From what I know and have been told, people on the list should have
been given the chance to opine before declaring any results (so the
issue of timezones and advanced notice should not have any impact).
Could the IESG/IAB confirm what is the right procedure?
thanks,
Lakshminath
On 5/31/2007 7:09 PM, Henning Schulzrinne wrote:
The current process doesn't work very well when voting is required,
after hum-style consensus has been inconclusive.
I think a fair vote requires
- a clear definition of who can vote
- a vote that is announced well in advance to all parties, not just a
select few
- some process that avoids favoring one or the other group (e.g., by
holding a vote during a meeting, while allowing remote participation,
but holding the vote at such a time that only certain regions can
reasonably participate)
These difficulties are particularly pronounced when a vote is held at a
meeting, but the issues of franchise apply in general.
[Without getting into the details, let's just say that I had the
non-pleasure of participating in a WG vote that had issues with all of
the above.]
Henning
On May 31, 2007, at 3:02 PM, Melinda Shore wrote:
On 5/31/07 2:49 PM, "John C Klensin" <john-ietf@xxxxxxx> wrote:
I think this is more evidence that we need more flexibility and
good sense, not more rigid rules.
Well, what's under description really isn't consensus
decision-making processes - what's being argued is a sort
of voting. Rather than getting stuck on definitions, though,
I think it's probably worthwhile to frame the discussion
in terms of intentions - what the original intent was, what
the current intent is, whether or not there's a mismatch,
and how to get the process to look like what's intended, if
it currently doesn't (and wow, do I think it does not).

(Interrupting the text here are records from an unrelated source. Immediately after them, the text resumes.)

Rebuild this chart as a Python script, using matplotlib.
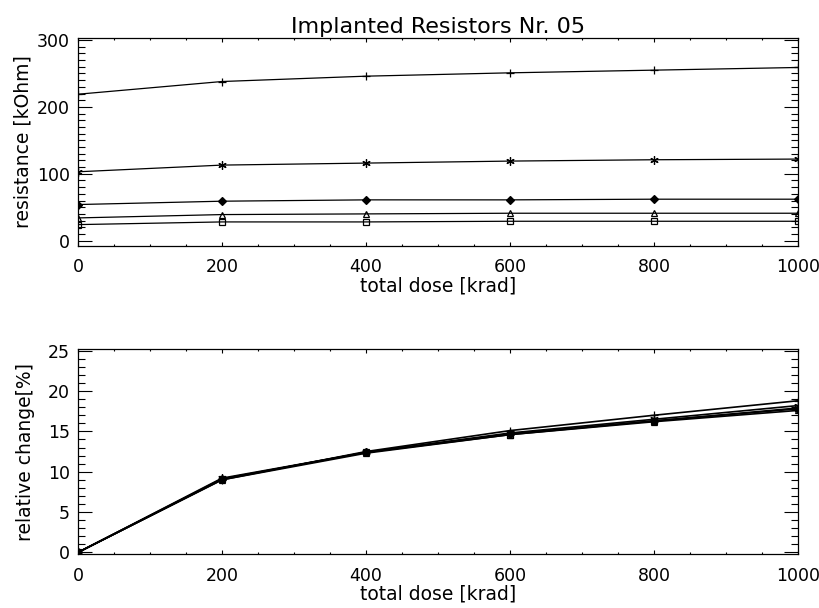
import numpy as np
import matplotlib
matplotlib.use('Agg')
import matplotlib.pyplot as plt
from matplotlib.ticker import MultipleLocator

# total dose steps [krad]
dose = [0, 200, 400, 600, 800, 1000]

# resistance per resistor [kOhm]
r_plus = [219, 238, 246, 251, 255, 259]
r_star = [103, 113, 116, 119, 121, 122]
r_diamond = [54, 59, 61, 61, 62, 62]
r_triangle = [34, 39, 40, 41, 41, 41]
r_square = [24, 28, 28, 29, 29, 29]

# relative change per resistor [%]
c_plus = [0, 9.0, 12.5, 15.1, 17.0, 18.8]
c_star = [0, 9.2, 12.4, 14.8, 16.5, 18.2]
c_diamond = [0, 9.1, 12.4, 14.7, 16.3, 17.8]
c_triangle = [0, 9.0, 12.3, 14.6, 16.2, 17.6]
c_square = [0, 9.1, 12.4, 14.6, 16.3, 17.9]

plt.rcParams['font.family'] = ['DejaVu Sans']

markers = ['+', (6, 2, 0), 'D', '^', 's']
marker_sizes = [6, 6, 4, 5, 4]
marker_fill = ['k', 'k', 'k', 'none', 'none']


def style_axis(ax, ylim, ymajor, yminor):
    '''IDL-like box axes with inward ticks on all sides.'''
    ax.set_xlim(0, 1000)
    ax.set_ylim(*ylim)
    ax.xaxis.set_major_locator(MultipleLocator(200))
    ax.xaxis.set_minor_locator(MultipleLocator(50))
    ax.yaxis.set_major_locator(MultipleLocator(ymajor))
    ax.yaxis.set_minor_locator(MultipleLocator(yminor))
    ax.tick_params(which='both', direction='in', top=True, right=True,
                   labelsize=12.5, width=0.8, color='k')
    ax.tick_params(axis='x', which='major', length=3, pad=9)
    ax.tick_params(axis='x', which='minor', length=1.5)
    ax.tick_params(axis='y', which='major', length=10, pad=6)
    ax.tick_params(axis='y', which='minor', length=5)
    for sp in ax.spines.values():
        sp.set_linewidth(0.9)
    ax.set_xlabel('total dose [krad]', fontsize=13.5, labelpad=0)


fig = plt.figure(figsize=(8.2, 6.08), dpi=100)
ax1 = fig.add_axes([0.0951, 0.5954, 0.878, 0.342])
ax2 = fig.add_axes([0.0951, 0.0888, 0.878, 0.337])

top_series = [r_plus, r_star, r_diamond, r_triangle, r_square]
bottom_series = [c_plus, c_star, c_diamond, c_triangle, c_square]

for vals, m, ms, mf in zip(top_series, markers, marker_sizes, marker_fill):
    ax1.plot(dose, vals, color='k', lw=0.9, marker=m, ms=ms,
             markerfacecolor=mf, markeredgecolor='k', markeredgewidth=0.9)

for vals, m, ms, mf in zip(bottom_series, markers, marker_sizes, marker_fill):
    ax2.plot(dose, vals, color='k', lw=1.2, marker=m, ms=ms,
             markerfacecolor=mf, markeredgecolor='k', markeredgewidth=0.9)

style_axis(ax1, (-8, 303), 100, 10)
style_axis(ax2, (-0.2, 25.2), 5, 1)

ax1.set_ylabel('resistance [kOhm]', fontsize=13.5, labelpad=3)
ax2.set_ylabel('relative change[%]', fontsize=13.5, labelpad=9)
ax1.set_title('Implanted Resistors Nr. 05', fontsize=16, pad=4)

fig.savefig('out.png', dpi=100)
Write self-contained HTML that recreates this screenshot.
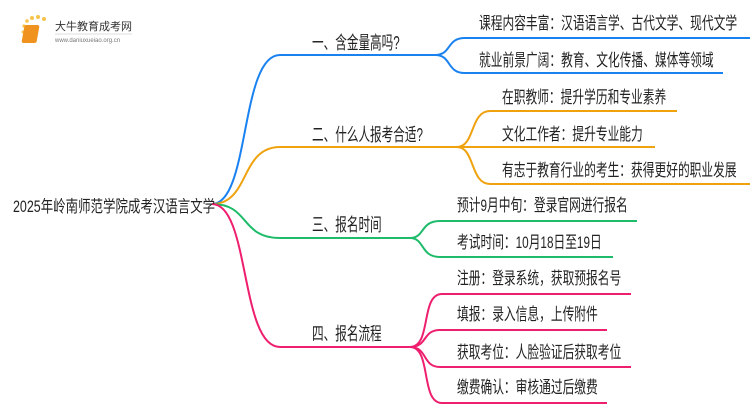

Arguing over percentages doesn't, I think, go very far
towards figuring those things out. I think I understand
what used to be intended but I'm not sure I can articulate
it, but I do think that the problems around decision-making
come down to a few things:
1) not-that-great decision facilitation skills on the
part of some chairs and leaders;
2) too many participants who'd be happy shutting down the
whole process rather than accomodating a decision they
don't agree with
3) the organization is just too large for a touchy-
feely decision-making style.
But it seems to me that if you're going to go with some form
of voting, and that's what's happening in practice, it would
be better to design a fair voting process. If you're going
try to do consensus better you have to figure out how to deal
with the kvetches in a way that doesn't shut out dissent while
still allowing decision-making to move forward. Either one is
hard to do but I'm not sure that doing nothing is an option.